# Editorfenster von View navigieren lassen?



## Jie (13. Mrz 2008)

Hallo,

ich versuche gerade ein Eclipse-Plugin zu schreiben. Ich hätte gern den Editor von View navigieren lassen. An welche Stelle kann ich View und Editor "verbinden"? Wie kann ich die Code dann schreiben?

Vielen Danke

Jie


----------



## Wildcard (13. Mrz 2008)

*verschieb*
Schreib bitte etwas mehr dazu, ich verstehe noch nicht was du machen möchtest.
Geht es um 'Link with Editor' wie beim Navigator, Package Explorer, Outline,... ?


----------



## Jie (13. Mrz 2008)

Hallo,

das ganze Fenster soll geteilt werden, auf der linken Seite ist ein View mit Package Explore und die verlinkte Seite soll im Editor gezeigt werden.

Jie


----------



## Wildcard (13. Mrz 2008)

:?:


----------



## Jie (13. Mrz 2008)

Hallo,

ich versuche meine Frage nochmal zu formulieren.

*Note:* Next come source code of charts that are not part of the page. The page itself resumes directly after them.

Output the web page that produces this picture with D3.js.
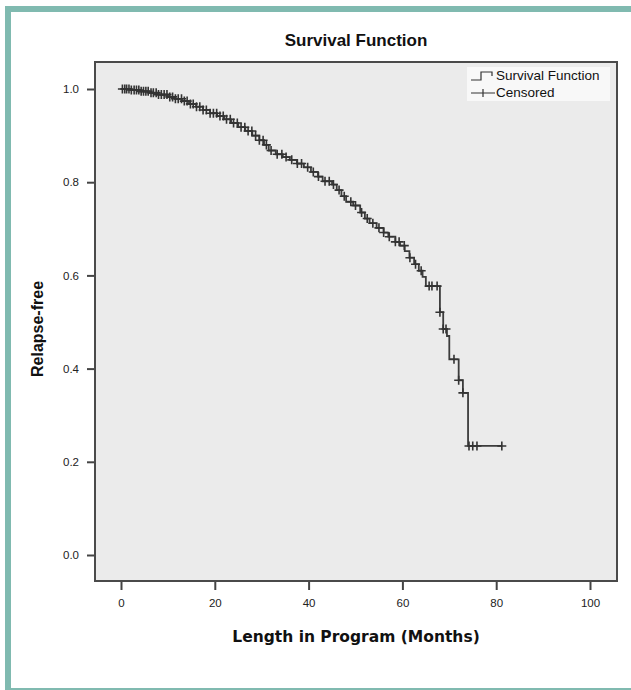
<!DOCTYPE html>
<html>
<head>
<meta charset="utf-8">
<script src="https://cdn.jsdelivr.net/npm/d3@7"></script>
<style>
  body { margin: 0; background: #fff; }
  svg { display: block; }
</style>
</head>
<body>
<svg width="631" height="690"></svg>
<script>
// step points of the Kaplan-Meier curve: [month, survival from that month on]
const stepTimes = [0, 2, 4, 6, 8, 10, 11.5, 13, 14.5, 16, 17.5, 19, 20.5, 22, 23.5, 25, 26.5, 28, 29.5, 30.5,
  31.5, 33, 34.5, 36, 37.5, 39, 40.5, 42, 43, 45, 46, 47, 48, 49.5, 51, 52, 53, 54.5, 56, 57,
  58.5, 59.5, 60.5, 61.5, 62.5, 63.5, 64.3, 65, 68, 68.7, 69.5, 70, 72, 72.9, 74];
const stepSurv = [1.0, 0.998, 0.995, 0.992, 0.988, 0.983, 0.979, 0.974, 0.968, 0.962, 0.955, 0.948, 0.942, 0.935, 0.927, 0.918, 0.91, 0.9, 0.89, 0.88,
  0.868, 0.86, 0.854, 0.848, 0.84, 0.832, 0.822, 0.812, 0.802, 0.795, 0.783, 0.77, 0.758, 0.75, 0.735, 0.722, 0.712, 0.702, 0.692, 0.683,
  0.672, 0.664, 0.652, 0.638, 0.624, 0.61, 0.597, 0.577, 0.521, 0.485, 0.47, 0.42, 0.375, 0.348, 0.234];
// censored cases (months)
const censorTimes = [0.3, 0.8, 1.2, 1.7, 2.2, 2.8, 3.3, 3.8, 4.3, 4.8, 5.3, 5.8, 6.4, 6.9, 7.5, 8, 8.6, 9.2, 9.8, 10.4,
  11, 11.6, 12.2, 12.9, 13.5, 14.1, 14.8, 15.4, 16.1, 16.8, 17.5, 18.2, 19, 19.7, 20.4, 21.1, 21.8, 22.5, 23.3, 24,
  24.8, 25.6, 26.4, 27.1, 27.9, 28.7, 29.5, 30.3, 31, 32, 33.3, 34.3, 35.2, 36.4, 37.6, 38.5, 39.8, 41, 42.1, 43.5,
  44.4, 45.3, 46.5, 47.6, 49, 50, 51.3, 52.5, 53.7, 55, 56, 57.2, 58.5, 59.3, 60.4, 61.6, 62.8, 64, 65.7, 66.3,
  67.4, 68, 68.7, 69.3, 71, 72, 72.9, 74.2, 75, 75.9, 81.2];
const lastTime = 81.2;
const xTicks = [0, 20, 40, 60, 80, 100];
const yTicks = [0, 0.2, 0.4, 0.6, 0.8, 1.0];

const svg = d3.select("svg");
const teal = "#80bab0";

// page frame
svg.append("rect").attr("x", 5).attr("y", 6).attr("width", 626).attr("height", 6).attr("fill", teal);
svg.append("rect").attr("x", 5).attr("y", 6).attr("width", 6).attr("height", 684).attr("fill", teal);
svg.append("rect").attr("x", 5).attr("y", 688).attr("width", 626).attr("height", 2).attr("fill", teal);

const x = d3.scaleLinear().domain([0, 100]).range([121, 590]);
const y = d3.scaleLinear().domain([0, 1]).range([555, 89]);

// plot panel
svg.append("rect")
  .attr("x", 95).attr("y", 62).attr("width", 522).attr("height", 519)
  .attr("fill", "#ebebeb").attr("stroke", "#4a4a4a").attr("stroke-width", 2);

svg.append("text")
  .attr("x", 356).attr("y", 46)
  .attr("text-anchor", "middle")
  .style("font", "bold 17px 'Liberation Sans', Arial, sans-serif")
  .attr("fill", "#111")
  .text("Survival Function");

// axes
const yAxis = svg.append("g")
  .attr("transform", "translate(94,0)")
  .call(d3.axisLeft(y).tickValues(yTicks).tickFormat(d3.format(".1f")).tickSize(7).tickPadding(8));
const xAxis = svg.append("g")
  .attr("transform", "translate(0,582)")
  .call(d3.axisBottom(x).tickValues(xTicks).tickSize(8).tickPadding(9));
[xAxis, yAxis].forEach(a => {
  a.select(".domain").remove();
  a.selectAll("line").attr("stroke", "#444").attr("stroke-width", 2);
  a.selectAll("text").attr("fill", "#222").style("font", "11.5px 'Liberation Sans', Arial, sans-serif");
});

svg.append("text")
  .attr("x", 356).attr("y", 642)
  .attr("text-anchor", "middle")
  .style("font", "bold 15.5px 'DejaVu Sans', sans-serif")
  .attr("fill", "#111")
  .text("Length in Program (Months)");

svg.append("text")
  .attr("transform", "translate(43,329) rotate(-90)")
  .attr("text-anchor", "middle")
  .style("font", "bold 16px 'Liberation Sans', Arial, sans-serif")
  .attr("fill", "#111")
  .text("Relapse-free");

// survival curve
const pts = stepTimes.map((t, i) => [t, stepSurv[i]]);
pts.push([lastTime, stepSurv[stepSurv.length - 1]]);
const line = d3.line().x(d => x(d[0])).y(d => y(d[1])).curve(d3.curveStepAfter);
svg.append("path")
  .attr("d", line(pts))
  .attr("fill", "none").attr("stroke", "#3c3c3c").attr("stroke-width", 1.8);

function survAt(t) {
  let s = stepSurv[0];
  for (let i = 0; i < stepTimes.length; i++) if (stepTimes[i] <= t) s = stepSurv[i];
  return s;
}

svg.append("g").selectAll("path")
  .data(censorTimes)
  .enter()
  .append("path")
  .attr("transform", d => "translate(" + x(d) + "," + y(survAt(d)) + ")")
  .attr("d", "M-4.5,0H4.5M0,-4.5V4.5")
  .attr("stroke", "#333").attr("stroke-width", 1.6).attr("fill", "none");

// legend
const lg = svg.append("g");
lg.append("rect").attr("x", 467).attr("y", 67).attr("width", 143).attr("height", 34).attr("fill", "#f8f8f8");
lg.append("path").attr("d", "M471,80H481V72H492V76").attr("fill", "none").attr("stroke", "#333").attr("stroke-width", 1.2);
lg.append("path").attr("d", "M471,93H495M483,89V97").attr("fill", "none").attr("stroke", "#333").attr("stroke-width", 1.2);
lg.append("text").attr("x", 496).attr("y", 80).text("Survival Function")
  .style("font", "13.5px 'Liberation Sans', Arial, sans-serif").attr("fill", "#111");
lg.append("text").attr("x", 496).attr("y", 97).text("Censored")
  .style("font", "13.5px 'Liberation Sans', Arial, sans-serif").attr("fill", "#111");
</script>
</body>
</html>
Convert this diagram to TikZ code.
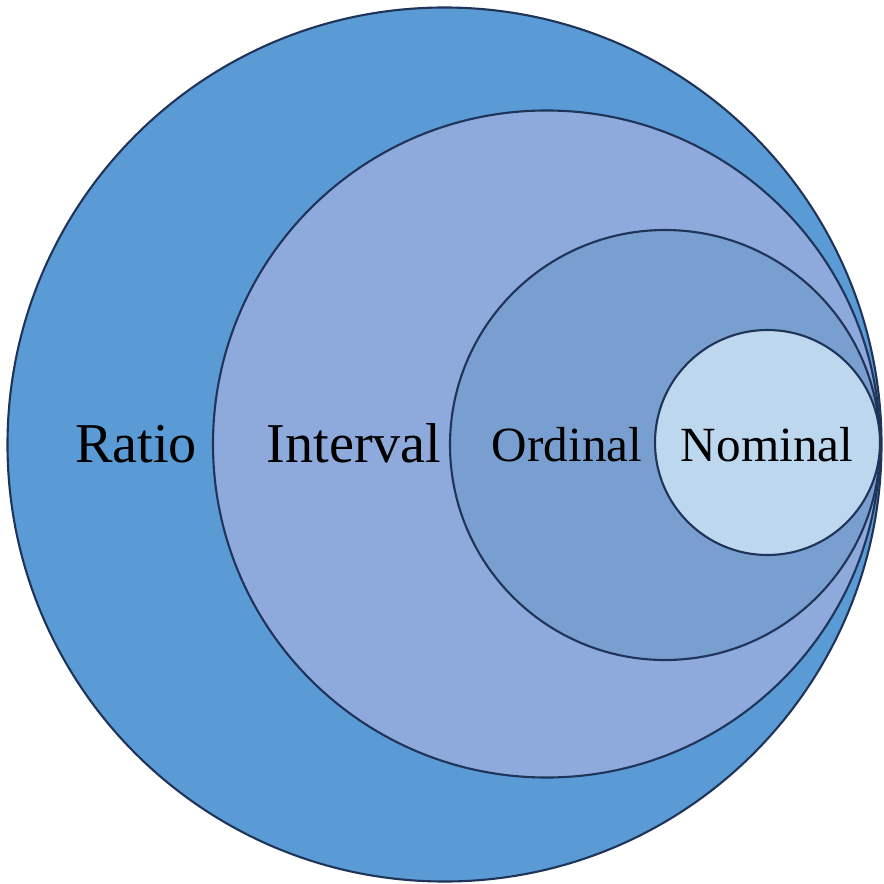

das ganze Fenster soll zwei geteilt werden. Der linke Teil ist relativ klein und besteht aus einem View mit Package Explore. In diesem View sollen 10 Einträge mit den Namen "Seite1", "Seite2", ... , bis "Seite3". Wenn ich die Einträge mit der Maus aktiviert, soll der Inhalt der Seite im Editor (der rechte Teil) angezeigt werden können. 

Ich habe bis jetzt die View und die jeweiligen Seiteninhalt implementiert. Aber ich weiß nicht, wie ich den Inhalt im Editor stellen kann.

Danke

Jie


----------



## Wildcard (13. Mrz 2008)

suchst du IDE#openEditor?


----------